Retype all material exactly. Pictures stay out of the copy.

Data excerpt:
☆ ☆ ☆ ☆ ☆

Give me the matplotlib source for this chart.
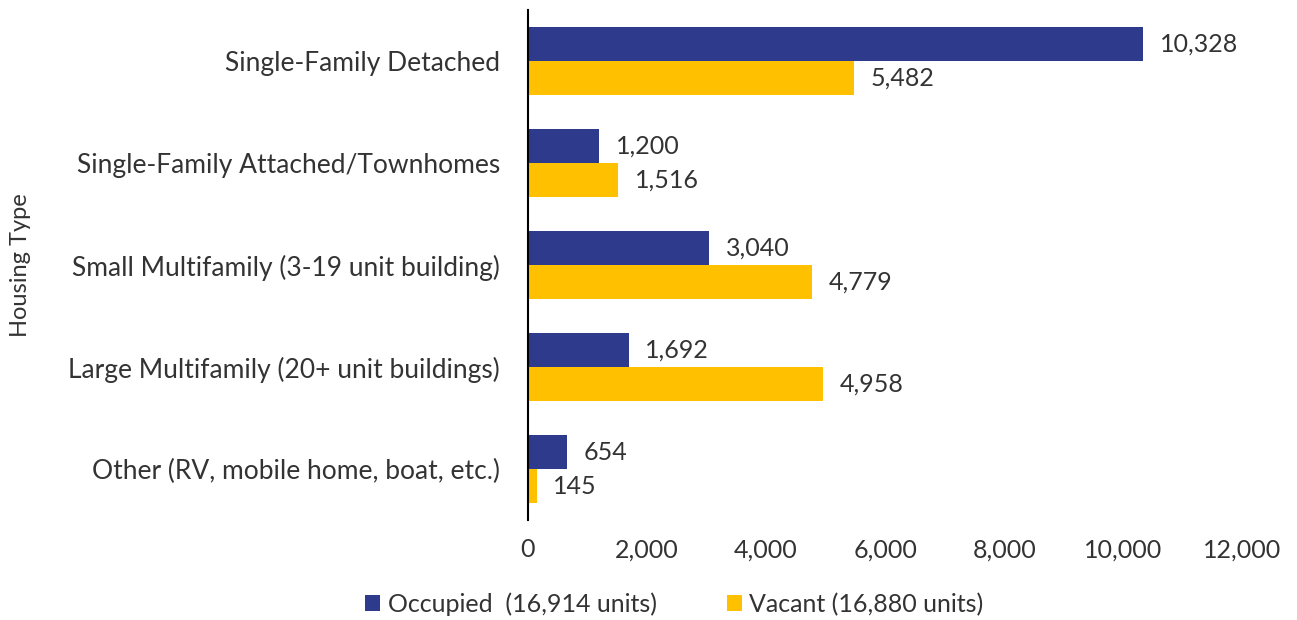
import matplotlib.pyplot as plt
import numpy as np

plt.rcParams['font.family'] = ['Lato', 'DejaVu Sans']

categories = [
    'Single-Family Detached',
    'Single-Family Attached/Townhomes',
    'Small Multifamily (3-19 unit building)',
    'Large Multifamily (20+ unit buildings)',
    'Other (RV, mobile home, boat, etc.)',
]
occupied = [10328, 1200, 3040, 1692, 654]
vacant = [5482, 1516, 4779, 4958, 145]
series_names = ['Occupied  (16,914 units)', 'Vacant (16,880 units)']
x_ticks = [0, 2000, 4000, 6000, 8000, 10000, 12000]

navy = '#2E3A8C'
gold = '#FFC000'
text_color = '#333333'

fig = plt.figure(figsize=(12.97, 6.2), dpi=100)
ax = fig.add_axes([0.407, 0.161, 0.551, 0.823])

y = np.arange(len(categories))
h = 0.335
b1 = ax.barh(y - h / 2, occupied, height=h, color=navy, label=series_names[0])
b2 = ax.barh(y + h / 2, vacant, height=h, color=gold, label=series_names[1])

for bars, vals in ((b1, occupied), (b2, vacant)):
    for bar, v in zip(bars, vals):
        ax.annotate('{:,}'.format(v),
                    (bar.get_width(), bar.get_y() + bar.get_height() / 2),
                    xytext=(12, 0), textcoords='offset points',
                    ha='left', va='center', fontsize=18, color=text_color)

ax.set_ylim(len(categories) - 0.5, -0.5)
ax.set_xlim(0, 12000)
ax.set_yticks(y)
ax.set_yticklabels(categories, fontsize=19, color=text_color)
ax.set_xticks(x_ticks)
ax.set_xticklabels(['{:,}'.format(t) for t in x_ticks], fontsize=18,
                   color=text_color)
ax.tick_params(axis='y', length=0, pad=20)
ax.tick_params(axis='x', length=0, pad=13)

for side in ('top', 'right', 'bottom'):
    ax.spines[side].set_visible(False)
ax.spines['left'].set_color('black')
ax.spines['left'].set_linewidth(1.5)

fig.text(0.016, 0.161 + 0.823 / 2, 'Housing Type', rotation=90, ha='center',
         va='center', fontsize=17, color=text_color)

ax.legend(loc='lower center', bbox_to_anchor=(0.52, -0.03),
          bbox_transform=fig.transFigure, ncol=2, frameon=False,
          fontsize=18, handlelength=0.6, handleheight=0.6,
          columnspacing=2.8, handletextpad=0.3, labelcolor=text_color)

fig.savefig('out.png', dpi=100)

☆ ☆ ☆ ☆ ☆

Response:
Give me the matplotlib source for this chart.
import matplotlib.pyplot as plt
import numpy as np

plt.rcParams['font.family'] = ['Lato', 'DejaVu Sans']

categories = [
    'Single-Family Detached',
    'Single-Family Attached/Townhomes',
    'Small Multifamily (3-19 unit building)',
    'Large Multifamily (20+ unit buildings)',
    'Other (RV, mobile home, boat, etc.)',
]
occupied = [10328, 1200, 3040, 1692, 654]
vacant = [5482, 1516, 4779, 4958, 145]
series_names = ['Occupied  (16,914 units)', 'Vacant (16,880 units)']
x_ticks = [0, 2000, 4000, 6000, 8000, 10000, 12000]

navy = '#2E3A8C'
gold = '#FFC000'
text_color = '#333333'

fig = plt.figure(figsize=(12.97, 6.2), dpi=100)
ax = fig.add_axes([0.407, 0.161, 0.551, 0.823])

y = np.arange(len(categories))
h = 0.335
b1 = ax.barh(y - h / 2, occupied, height=h, color=navy, label=series_names[0])
b2 = ax.barh(y + h / 2, vacant, height=h, color=gold, label=series_names[1])

for bars, vals in ((b1, occupied), (b2, vacant)):
    for bar, v in zip(bars, vals):
        ax.annotate('{:,}'.format(v),
                    (bar.get_width(), bar.get_y() + bar.get_height() / 2),
                    xytext=(12, 0), textcoords='offset points',
                    ha='left', va='center', fontsize=18, color=text_color)

ax.set_ylim(len(categories) - 0.5, -0.5)
ax.set_xlim(0, 12000)
ax.set_yticks(y)
ax.set_yticklabels(categories, fontsize=19, color=text_color)
ax.set_xticks(x_ticks)
ax.set_xticklabels(['{:,}'.format(t) for t in x_ticks], fontsize=18,
                   color=text_color)
ax.tick_params(axis='y', length=0, pad=20)
ax.tick_params(axis='x', length=0, pad=13)

for side in ('top', 'right', 'bottom'):
    ax.spines[side].set_visible(False)
ax.spines['left'].set_color('black')
ax.spines['left'].set_linewidth(1.5)

fig.text(0.016, 0.161 + 0.823 / 2, 'Housing Type', rotation=90, ha='center',
         va='center', fontsize=17, color=text_color)

ax.legend(loc='lower center', bbox_to_anchor=(0.52, -0.03),
          bbox_transform=fig.transFigure, ncol=2, frameon=False,
          fontsize=18, handlelength=0.6, handleheight=0.6,
          columnspacing=2.8, handletextpad=0.3, labelcolor=text_color)

fig.savefig('out.png', dpi=100)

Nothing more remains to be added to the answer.